__WHAT IS BEING ASKED__: Begin with the first line and repeat exactly through the line containing "0.993, 0.934, 0.885]"; leave every image out.

** Begin DATA SECTION **

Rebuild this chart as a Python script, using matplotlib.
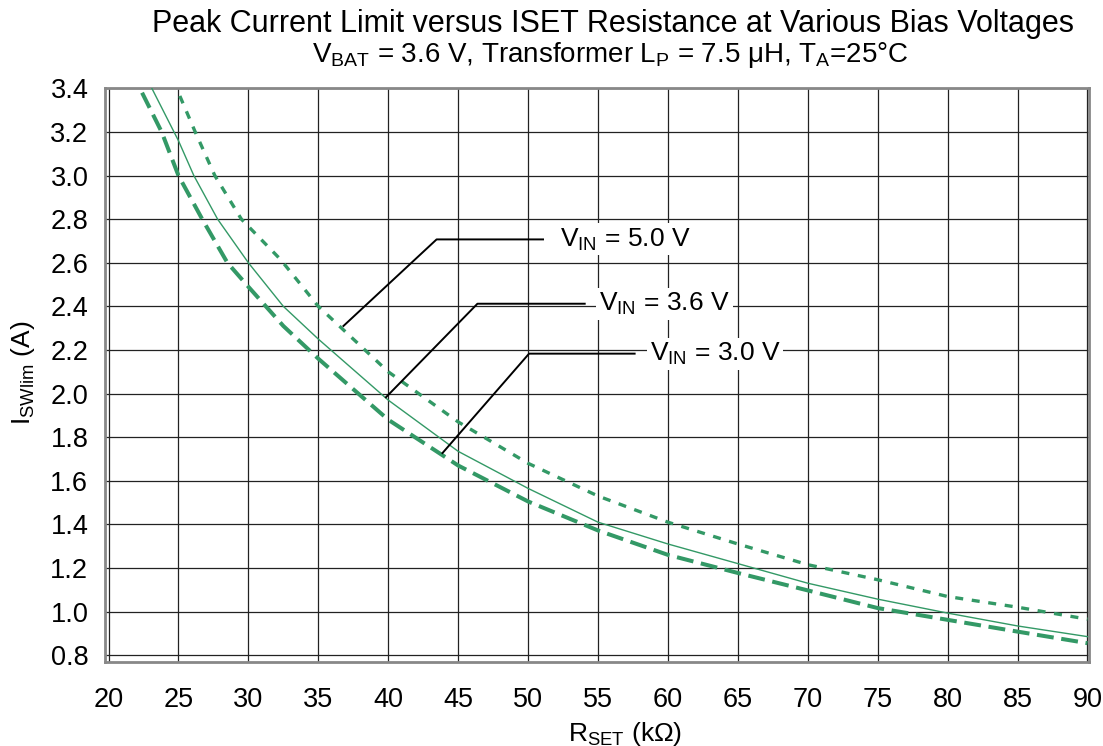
import numpy as np
import matplotlib.pyplot as plt

plt.rcParams['font.family'] = ['Liberation Sans', 'DejaVu Sans']
plt.rcParams['mathtext.fontset'] = 'custom'
plt.rcParams['mathtext.rm'] = 'Liberation Sans'
plt.rcParams['mathtext.it'] = 'Liberation Sans'

# data
x_50 = [25.1, 26.2, 27.6, 29.5, 32.3, 35, 40, 45, 50, 55, 60, 65, 70, 75, 80, 85, 90]
i_50 = [3.365, 3.20, 3.00, 2.80, 2.615, 2.40, 2.10, 1.87, 1.68, 1.53, 1.41, 1.31, 1.215, 1.146, 1.069, 1.02, 0.965]

x_36 = [23.1, 25, 26.1, 27.8, 30, 32.5, 35, 40, 45, 50, 55, 60, 65, 70, 75, 80, 85, 90]
i_36 = [3.40, 3.16, 3.00, 2.80, 2.60, 2.40, 2.25, 1.97, 1.735, 1.565, 1.41, 1.31, 1.22, 1.13, 1.057, 0.993, 0.934, 0.885]

x_30 = [22.4, 23.8, 25, 26.7, 28.5, 30, 32.5, 35, 40, 45, 50, 55, 60, 65, 70, 75, 80, 85, 90]
i_30 = [3.38, 3.20, 3.00, 2.80, 2.60, 2.49, 2.31, 2.16, 1.88, 1.67, 1.505, 1.372, 1.26, 1.177, 1.097, 1.016, 0.962, 0.908, 0.855]

green = '#339966'

fig = plt.figure(figsize=(11.03, 7.46), dpi=100)
ax = fig.add_axes([0.0952, 0.113, 0.892, 0.7686])

ax.plot(x_50, i_50, color=green, lw=2.4, linestyle=(0, (2.4, 2.6)), zorder=3)
ax.plot(x_36, i_36, color=green, lw=1.0, zorder=3)
ax.plot(x_30, i_30, color=green, lw=2.9, linestyle=(0, (4.2, 1.9)), zorder=3)

ax.set_xlim(19.75, 90.1)
ax.set_ylim(0.77, 3.4)
ax.set_xticks(np.arange(20, 91, 5))
ax.set_yticks(np.arange(0.8, 3.41, 0.2))
ax.set_yticklabels(['%.1f' % v for v in np.arange(0.8, 3.41, 0.2)])
ax.tick_params(length=0, labelsize=19.5)
ax.tick_params(axis='x', pad=18)
ax.tick_params(axis='y', pad=12)
ax.grid(True, color='#222222', lw=0.9)
ax.set_axisbelow(True)
for s in ax.spines.values():
    s.set_color('#888888')
    s.set_linewidth(2)

# leader lines and labels
labels = [r'$\mathregular{V_{IN}}$ = 5.0 V', r'$\mathregular{V_{IN}}$ = 3.6 V', r'$\mathregular{V_{IN}}$ = 3.0 V']
starts = [(36.8, 2.31), (39.84, 1.983), (43.88, 1.727)]
corners = [(43.46, 2.707), (46.38, 2.412), (50.07, 2.183)]
ends = [51.07, 54.05, 57.62]
text_x = [52.3, 55.1, 58.7]
for lab, st, co, ex, tx in zip(labels, starts, corners, ends, text_x):
    ax.plot([st[0], co[0], ex], [st[1], co[1], co[1]], color='black', lw=1.4, zorder=4)
    ax.text(tx, co[1], lab, fontsize=19, va='center', ha='left', zorder=5,
            bbox=dict(facecolor='white', edgecolor='none', pad=2))

fig.text(0.556, 0.968, 'Peak Current Limit versus ISET Resistance at Various Bias Voltages',
         ha='center', va='center', fontsize=22)
fig.text(0.553, 0.926, r'$\mathregular{V_{BAT}}$ = 3.6 V, Transformer $\mathregular{L_P}$ = 7.5 μH, $\mathregular{T_A}$=25°C',
         ha='center', va='center', fontsize=20)
fig.text(0.567, 0.016, r'$\mathregular{R_{SET}}$ (kΩ)', ha='center', va='center', fontsize=19)
fig.text(0.021, 0.5, r'$\mathregular{I_{SWlim}}$ (A)', ha='center', va='center', fontsize=19, rotation=90)

fig.savefig('out.png', dpi=100)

** End DATA SECTION **

__TASK SOLUTION__:
Rebuild this chart as a Python script, using matplotlib.
import numpy as np
import matplotlib.pyplot as plt

plt.rcParams['font.family'] = ['Liberation Sans', 'DejaVu Sans']
plt.rcParams['mathtext.fontset'] = 'custom'
plt.rcParams['mathtext.rm'] = 'Liberation Sans'
plt.rcParams['mathtext.it'] = 'Liberation Sans'

# data
x_50 = [25.1, 26.2, 27.6, 29.5, 32.3, 35, 40, 45, 50, 55, 60, 65, 70, 75, 80, 85, 90]
i_50 = [3.365, 3.20, 3.00, 2.80, 2.615, 2.40, 2.10, 1.87, 1.68, 1.53, 1.41, 1.31, 1.215, 1.146, 1.069, 1.02, 0.965]

x_36 = [23.1, 25, 26.1, 27.8, 30, 32.5, 35, 40, 45, 50, 55, 60, 65, 70, 75, 80, 85, 90]
i_36 = [3.40, 3.16, 3.00, 2.80, 2.60, 2.40, 2.25, 1.97, 1.735, 1.565, 1.41, 1.31, 1.22, 1.13, 1.057, 0.993, 0.934, 0.885]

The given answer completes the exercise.